When we use to flood engines with carbs in the winter, the first thing that was added to the intake was starting fluid.
Tester
I didn’t realize that starting fluid could cure a totally flooded engine. Good to know, thanks.
I got to wondering about this, since learning starting fluid – that’s just ether right? – can cure a badly flooded engine straight away, a short squirt of ether and even though it wouldn’t pop at all, it starts right up. At least briefly, there could still be other problems, but at least it will start and run for a bit.

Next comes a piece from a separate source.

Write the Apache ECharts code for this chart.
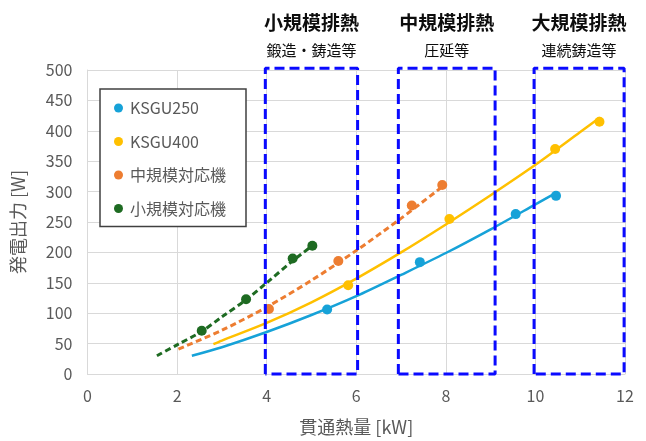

But what is it about ether that makes that work? And more basically, why won’t an engine with too much gasoline in it pop & start in the first place? I mean – now I’m not recommending this, very dangerous - but I can pour a little gasoline on the driveway, that area where the gasoline is poured remains soaked with wet gasoline, toss a match on it, and it burns w/no problem at all. Not even a whit of delay before it burns. So for the excess gasoline in the engine, is the stubborn start problem b/c the excess gasoline vapors are displacing the available air? In other words, no air, no start? If that’s the reason, how does the ether help? Does ether burn without needing air?
George,
Why don’t you try using your search engine?
Tester
From what I can see by using my search engine, the combustion of di-ethyl ether requires considerable oxygen, here’s the chemical eqn
C4H10O + 6O2 —> 4CO2 + 5H2O
Thanks for all the ideas. The compression and the fuel both checked out good. I took the distributor cap off and found the coil looked good but tested bad. I replaced the cap, rotor, coil, and checked the plugs and wires. It runs good now.